Another common issue is inconsistent indentation—mixing tabs and spaces, or varying indent depths within the same query. This creates visual noise that makes the logical structure unclear. The "random caps" pattern (Select, FROM, Where, GROUP by) is equally distracting and suggests the code was written hastily without review.
Long alias names that repeat table names (e.g., aliasing "customer_orders" as "customer_orders_alias") add clutter without clarity. Short, meaningful aliases (co, u, p) keep lines compact while remaining readable. Similarly, using SELECT * in production code is both a formatting and a best-practice issue—it hides which columns are actually needed and breaks when table schemas change.
Formatting for Different SQL Contexts
Different SQL usage contexts call for slightly different formatting approaches. Stored procedures and functions often use more compact formatting because they contain control flow logic (IF/ELSE, WHILE loops, DECLARE statements) alongside queries—excessive spacing would make procedures unreasonably long.

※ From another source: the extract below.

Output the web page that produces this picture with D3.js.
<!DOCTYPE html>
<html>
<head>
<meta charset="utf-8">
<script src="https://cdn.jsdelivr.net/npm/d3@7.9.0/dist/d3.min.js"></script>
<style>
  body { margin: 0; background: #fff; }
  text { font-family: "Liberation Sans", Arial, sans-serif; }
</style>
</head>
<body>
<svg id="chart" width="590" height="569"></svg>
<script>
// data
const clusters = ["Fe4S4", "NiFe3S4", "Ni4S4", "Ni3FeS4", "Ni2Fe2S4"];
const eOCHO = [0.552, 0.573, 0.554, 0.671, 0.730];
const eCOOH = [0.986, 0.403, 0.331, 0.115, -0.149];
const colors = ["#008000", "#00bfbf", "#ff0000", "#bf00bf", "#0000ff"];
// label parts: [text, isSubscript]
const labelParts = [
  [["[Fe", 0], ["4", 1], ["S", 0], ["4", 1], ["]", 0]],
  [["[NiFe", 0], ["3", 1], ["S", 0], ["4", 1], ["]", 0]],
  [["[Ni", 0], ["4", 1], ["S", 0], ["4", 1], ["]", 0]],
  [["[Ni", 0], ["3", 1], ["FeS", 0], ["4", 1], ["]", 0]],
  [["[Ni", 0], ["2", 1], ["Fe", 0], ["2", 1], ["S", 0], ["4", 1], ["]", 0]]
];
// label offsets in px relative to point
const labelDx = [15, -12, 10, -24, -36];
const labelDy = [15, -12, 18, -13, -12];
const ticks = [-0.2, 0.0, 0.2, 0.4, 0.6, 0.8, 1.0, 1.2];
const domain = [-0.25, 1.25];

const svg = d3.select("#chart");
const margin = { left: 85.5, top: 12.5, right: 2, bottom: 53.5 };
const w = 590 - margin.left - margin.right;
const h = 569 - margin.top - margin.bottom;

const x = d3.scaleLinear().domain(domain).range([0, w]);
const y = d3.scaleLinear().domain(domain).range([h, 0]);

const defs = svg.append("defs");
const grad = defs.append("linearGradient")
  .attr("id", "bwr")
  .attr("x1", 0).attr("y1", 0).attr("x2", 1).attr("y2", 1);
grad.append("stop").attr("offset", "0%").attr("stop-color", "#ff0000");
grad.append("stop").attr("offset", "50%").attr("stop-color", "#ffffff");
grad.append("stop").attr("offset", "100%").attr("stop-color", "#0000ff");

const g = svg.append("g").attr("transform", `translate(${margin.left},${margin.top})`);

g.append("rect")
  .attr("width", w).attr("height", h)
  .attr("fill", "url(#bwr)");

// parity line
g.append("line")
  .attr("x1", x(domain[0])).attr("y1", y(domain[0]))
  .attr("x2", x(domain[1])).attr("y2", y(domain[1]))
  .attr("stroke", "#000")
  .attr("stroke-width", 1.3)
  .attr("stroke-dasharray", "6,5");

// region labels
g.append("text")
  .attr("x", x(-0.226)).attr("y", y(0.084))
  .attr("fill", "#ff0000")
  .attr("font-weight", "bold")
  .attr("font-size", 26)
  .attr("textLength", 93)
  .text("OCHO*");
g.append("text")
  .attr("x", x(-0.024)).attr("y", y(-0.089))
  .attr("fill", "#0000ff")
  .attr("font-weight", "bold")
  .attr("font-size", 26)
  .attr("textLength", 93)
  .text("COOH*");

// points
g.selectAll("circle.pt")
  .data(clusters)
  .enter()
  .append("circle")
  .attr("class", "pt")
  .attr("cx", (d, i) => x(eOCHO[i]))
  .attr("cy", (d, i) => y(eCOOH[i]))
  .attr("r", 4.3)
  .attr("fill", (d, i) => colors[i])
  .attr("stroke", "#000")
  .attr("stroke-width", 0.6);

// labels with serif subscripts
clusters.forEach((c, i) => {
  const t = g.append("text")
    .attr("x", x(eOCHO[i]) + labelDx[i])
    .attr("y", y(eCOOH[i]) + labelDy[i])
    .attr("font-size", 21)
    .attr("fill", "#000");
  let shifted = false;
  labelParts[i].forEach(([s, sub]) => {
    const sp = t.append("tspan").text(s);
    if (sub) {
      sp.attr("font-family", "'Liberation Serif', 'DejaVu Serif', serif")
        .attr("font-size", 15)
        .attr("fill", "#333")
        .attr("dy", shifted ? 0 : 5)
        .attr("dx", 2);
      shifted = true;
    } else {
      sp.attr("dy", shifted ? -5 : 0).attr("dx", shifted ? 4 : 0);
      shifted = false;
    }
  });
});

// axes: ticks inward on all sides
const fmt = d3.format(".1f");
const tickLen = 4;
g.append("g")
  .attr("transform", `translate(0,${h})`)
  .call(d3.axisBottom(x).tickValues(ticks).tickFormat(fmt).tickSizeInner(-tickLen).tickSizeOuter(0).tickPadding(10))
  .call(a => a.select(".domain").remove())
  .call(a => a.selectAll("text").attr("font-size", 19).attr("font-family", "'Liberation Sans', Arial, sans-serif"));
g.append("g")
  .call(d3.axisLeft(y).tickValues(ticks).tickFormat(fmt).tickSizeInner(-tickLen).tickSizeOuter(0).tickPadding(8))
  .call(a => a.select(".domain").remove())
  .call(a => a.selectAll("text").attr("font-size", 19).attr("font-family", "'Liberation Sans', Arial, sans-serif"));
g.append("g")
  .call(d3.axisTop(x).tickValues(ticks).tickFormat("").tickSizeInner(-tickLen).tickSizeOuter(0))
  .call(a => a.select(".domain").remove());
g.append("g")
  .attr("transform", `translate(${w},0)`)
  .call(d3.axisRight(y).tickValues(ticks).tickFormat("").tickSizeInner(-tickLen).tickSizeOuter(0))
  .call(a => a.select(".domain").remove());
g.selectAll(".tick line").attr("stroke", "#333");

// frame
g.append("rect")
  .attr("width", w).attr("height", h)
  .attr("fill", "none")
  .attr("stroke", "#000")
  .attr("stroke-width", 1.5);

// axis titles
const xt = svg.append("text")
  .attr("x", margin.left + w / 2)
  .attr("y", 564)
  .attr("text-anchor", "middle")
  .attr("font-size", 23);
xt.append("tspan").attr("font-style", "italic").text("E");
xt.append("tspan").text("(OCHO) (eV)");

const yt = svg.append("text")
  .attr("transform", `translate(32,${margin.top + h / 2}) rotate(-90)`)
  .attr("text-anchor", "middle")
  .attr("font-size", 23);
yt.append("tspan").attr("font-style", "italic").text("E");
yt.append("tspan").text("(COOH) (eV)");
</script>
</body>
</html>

Data migration scripts benefit from extra comments and clear section separators. Each transformation step should be visually distinct with explanatory comments above complex operations. This makes the migration reviewable and debuggable even months later.

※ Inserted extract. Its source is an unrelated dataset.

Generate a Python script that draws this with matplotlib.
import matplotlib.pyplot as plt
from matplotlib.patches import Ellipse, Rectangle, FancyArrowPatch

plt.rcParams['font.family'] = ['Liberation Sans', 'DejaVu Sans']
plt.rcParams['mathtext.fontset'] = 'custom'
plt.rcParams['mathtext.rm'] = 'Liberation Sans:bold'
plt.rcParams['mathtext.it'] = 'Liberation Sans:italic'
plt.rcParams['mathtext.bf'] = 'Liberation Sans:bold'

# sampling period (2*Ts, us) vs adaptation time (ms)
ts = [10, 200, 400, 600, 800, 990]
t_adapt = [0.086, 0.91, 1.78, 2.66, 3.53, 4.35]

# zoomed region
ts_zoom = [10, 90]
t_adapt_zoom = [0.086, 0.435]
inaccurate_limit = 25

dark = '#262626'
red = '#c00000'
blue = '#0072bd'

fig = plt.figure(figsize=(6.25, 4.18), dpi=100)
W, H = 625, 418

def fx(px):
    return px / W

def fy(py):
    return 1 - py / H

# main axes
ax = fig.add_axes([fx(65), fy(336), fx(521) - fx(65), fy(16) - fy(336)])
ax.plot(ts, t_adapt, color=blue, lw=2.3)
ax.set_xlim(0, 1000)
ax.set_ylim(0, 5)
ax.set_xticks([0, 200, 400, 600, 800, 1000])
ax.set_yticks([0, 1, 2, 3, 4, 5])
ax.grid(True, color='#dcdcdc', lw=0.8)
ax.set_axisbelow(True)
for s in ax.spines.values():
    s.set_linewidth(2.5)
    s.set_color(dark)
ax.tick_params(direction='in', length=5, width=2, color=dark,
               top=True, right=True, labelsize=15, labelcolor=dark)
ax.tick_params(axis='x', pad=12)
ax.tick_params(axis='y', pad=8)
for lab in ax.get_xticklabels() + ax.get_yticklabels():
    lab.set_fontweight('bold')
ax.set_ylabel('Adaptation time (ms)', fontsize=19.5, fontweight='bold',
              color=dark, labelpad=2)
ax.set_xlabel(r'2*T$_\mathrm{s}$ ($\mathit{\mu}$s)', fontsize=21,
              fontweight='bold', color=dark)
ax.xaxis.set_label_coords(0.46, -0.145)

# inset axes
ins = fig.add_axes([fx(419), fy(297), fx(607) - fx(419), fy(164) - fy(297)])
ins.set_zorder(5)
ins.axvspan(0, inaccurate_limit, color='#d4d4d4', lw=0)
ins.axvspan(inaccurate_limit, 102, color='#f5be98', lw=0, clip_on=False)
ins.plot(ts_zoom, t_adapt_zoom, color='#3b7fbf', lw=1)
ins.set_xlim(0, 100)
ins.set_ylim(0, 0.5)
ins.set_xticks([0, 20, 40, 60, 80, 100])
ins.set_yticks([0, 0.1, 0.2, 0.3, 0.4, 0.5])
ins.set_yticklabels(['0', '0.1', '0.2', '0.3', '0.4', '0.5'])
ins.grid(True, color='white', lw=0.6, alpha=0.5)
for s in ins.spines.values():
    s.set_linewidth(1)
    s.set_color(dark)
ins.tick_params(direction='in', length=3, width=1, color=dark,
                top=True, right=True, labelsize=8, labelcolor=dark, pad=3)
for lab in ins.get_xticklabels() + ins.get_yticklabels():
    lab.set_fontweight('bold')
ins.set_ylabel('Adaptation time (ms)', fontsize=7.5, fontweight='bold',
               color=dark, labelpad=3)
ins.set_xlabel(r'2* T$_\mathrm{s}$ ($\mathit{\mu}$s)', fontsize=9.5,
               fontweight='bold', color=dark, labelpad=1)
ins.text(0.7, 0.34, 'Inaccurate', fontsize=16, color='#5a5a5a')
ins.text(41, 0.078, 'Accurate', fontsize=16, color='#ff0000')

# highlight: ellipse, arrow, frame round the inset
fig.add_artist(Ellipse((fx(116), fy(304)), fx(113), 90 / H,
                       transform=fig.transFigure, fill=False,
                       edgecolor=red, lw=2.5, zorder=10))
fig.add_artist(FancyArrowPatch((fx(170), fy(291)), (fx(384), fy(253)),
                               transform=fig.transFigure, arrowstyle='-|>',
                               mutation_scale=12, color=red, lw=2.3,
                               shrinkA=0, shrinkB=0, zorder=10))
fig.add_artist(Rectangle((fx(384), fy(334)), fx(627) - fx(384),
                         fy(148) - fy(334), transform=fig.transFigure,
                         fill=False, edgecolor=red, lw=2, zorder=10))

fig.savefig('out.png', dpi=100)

Ad-hoc analytical queries in data exploration contexts (like Jupyter notebooks or BI tools) can use slightly more relaxed formatting since they're often temporary. However, once a query is being saved, shared, or scheduled, full formatting standards should apply.
ORM-generated SQL often looks terrible when inspected in logs or query analyzers. While you don't format ORM output directly, understanding proper SQL structure helps you write better query builder code and recognize when the ORM is generating inefficient queries that need manual optimization.

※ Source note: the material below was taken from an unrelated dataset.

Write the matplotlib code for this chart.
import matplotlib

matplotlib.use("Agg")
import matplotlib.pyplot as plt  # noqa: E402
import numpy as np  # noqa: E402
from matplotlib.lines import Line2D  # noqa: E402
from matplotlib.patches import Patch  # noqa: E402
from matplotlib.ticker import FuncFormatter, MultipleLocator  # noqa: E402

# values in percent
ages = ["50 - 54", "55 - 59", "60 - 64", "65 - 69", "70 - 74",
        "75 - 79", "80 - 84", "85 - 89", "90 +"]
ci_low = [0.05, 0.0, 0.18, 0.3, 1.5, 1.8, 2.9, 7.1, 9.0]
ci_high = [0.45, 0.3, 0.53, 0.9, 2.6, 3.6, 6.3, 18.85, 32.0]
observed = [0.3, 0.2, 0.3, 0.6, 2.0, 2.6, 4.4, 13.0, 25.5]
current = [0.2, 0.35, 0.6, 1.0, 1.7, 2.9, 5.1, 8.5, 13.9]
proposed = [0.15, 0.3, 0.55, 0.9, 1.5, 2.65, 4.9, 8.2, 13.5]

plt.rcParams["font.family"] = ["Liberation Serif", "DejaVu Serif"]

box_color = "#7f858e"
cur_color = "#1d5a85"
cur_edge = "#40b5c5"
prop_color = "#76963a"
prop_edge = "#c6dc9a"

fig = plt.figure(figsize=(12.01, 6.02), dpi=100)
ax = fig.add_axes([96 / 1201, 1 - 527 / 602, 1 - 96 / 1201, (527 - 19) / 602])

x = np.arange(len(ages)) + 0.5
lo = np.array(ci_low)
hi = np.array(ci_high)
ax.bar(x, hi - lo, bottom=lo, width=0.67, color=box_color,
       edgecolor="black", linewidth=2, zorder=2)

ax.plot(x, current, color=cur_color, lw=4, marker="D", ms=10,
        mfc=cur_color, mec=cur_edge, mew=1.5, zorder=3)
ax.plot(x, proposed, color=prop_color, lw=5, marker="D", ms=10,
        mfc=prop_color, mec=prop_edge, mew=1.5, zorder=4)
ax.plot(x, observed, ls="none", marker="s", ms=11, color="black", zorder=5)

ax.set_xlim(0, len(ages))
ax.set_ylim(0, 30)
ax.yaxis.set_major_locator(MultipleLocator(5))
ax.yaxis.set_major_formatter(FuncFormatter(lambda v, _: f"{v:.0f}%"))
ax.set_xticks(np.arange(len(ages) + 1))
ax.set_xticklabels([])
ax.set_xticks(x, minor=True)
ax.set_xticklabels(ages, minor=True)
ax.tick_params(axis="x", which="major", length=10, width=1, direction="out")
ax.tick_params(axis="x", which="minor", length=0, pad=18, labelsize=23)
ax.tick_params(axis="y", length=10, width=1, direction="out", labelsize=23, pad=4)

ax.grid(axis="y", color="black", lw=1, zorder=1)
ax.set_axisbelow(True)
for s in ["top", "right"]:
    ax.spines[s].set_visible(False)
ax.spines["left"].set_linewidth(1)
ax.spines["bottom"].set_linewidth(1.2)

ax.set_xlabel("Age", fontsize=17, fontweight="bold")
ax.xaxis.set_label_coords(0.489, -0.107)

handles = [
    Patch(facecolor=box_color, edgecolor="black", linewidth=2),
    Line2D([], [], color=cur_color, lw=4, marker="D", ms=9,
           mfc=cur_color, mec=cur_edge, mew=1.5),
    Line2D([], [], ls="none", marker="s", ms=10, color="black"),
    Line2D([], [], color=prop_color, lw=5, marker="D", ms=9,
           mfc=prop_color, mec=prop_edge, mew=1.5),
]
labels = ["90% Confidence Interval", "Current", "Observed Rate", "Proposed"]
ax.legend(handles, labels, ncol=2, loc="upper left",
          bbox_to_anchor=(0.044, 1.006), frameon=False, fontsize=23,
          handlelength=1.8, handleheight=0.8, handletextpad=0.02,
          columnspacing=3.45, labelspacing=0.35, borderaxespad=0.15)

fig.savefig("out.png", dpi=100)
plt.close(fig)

For DDL statements (CREATE TABLE, ALTER TABLE), consistent formatting is equally important. Column definitions should be aligned, constraints clearly separated, and index definitions grouped logically. A well-formatted schema definition serves as living documentation of your database structure.
Window functions (OVER, PARTITION BY, ORDER BY within the function call) deserve special attention—format the window specification on its own indented line to distinguish it from the main query's ORDER BY clause.
Frequently Asked Questions
Why should I format my SQL queries?
Formatted SQL is easier to read, debug, review, and maintain. It helps teams collaborate effectively and produces clean version control diffs. It's a professional standard in enterprise development.
Should SQL keywords be uppercase?
It's the industry-standard convention, not a requirement. Uppercase keywords (SELECT, FROM, WHERE) visually separate structure from data (table/column names), dramatically improving scanability.
What SQL dialects are supported?
The formatter handles standard ANSI SQL and is compatible with MySQL, PostgreSQL, SQL Server (T-SQL), Oracle, SQLite, and other major dialects. Dialect-specific syntax is preserved.
How should I indent SQL clauses?
Major clauses (SELECT, FROM, WHERE) at base level. Columns, conditions, and JOIN conditions indented one level (4 spaces). Subqueries indented an additional level inside parentheses.
Does formatting change query execution?
No. Formatting is purely cosmetic. Whitespace, line breaks, and indentation have zero effect on how the database engine parses and executes your query.
How should I format JOIN statements?
Each JOIN on its own line, ON condition indented below. Multiple join conditions use AND on new indented lines. This keeps join logic clear and easy to modify.
Should each column be on a separate line?
For 4+ columns, yes. One column per line makes it easy to comment out, add aliases, reorder, and track changes in git diffs. For 1-3 columns, a single line is fine.
How do I format subqueries?
Indent one level from parent. Opening parenthesis on the same line as the parent expression, closing parenthesis aligned with the parent clause. Format internals as a standalone query.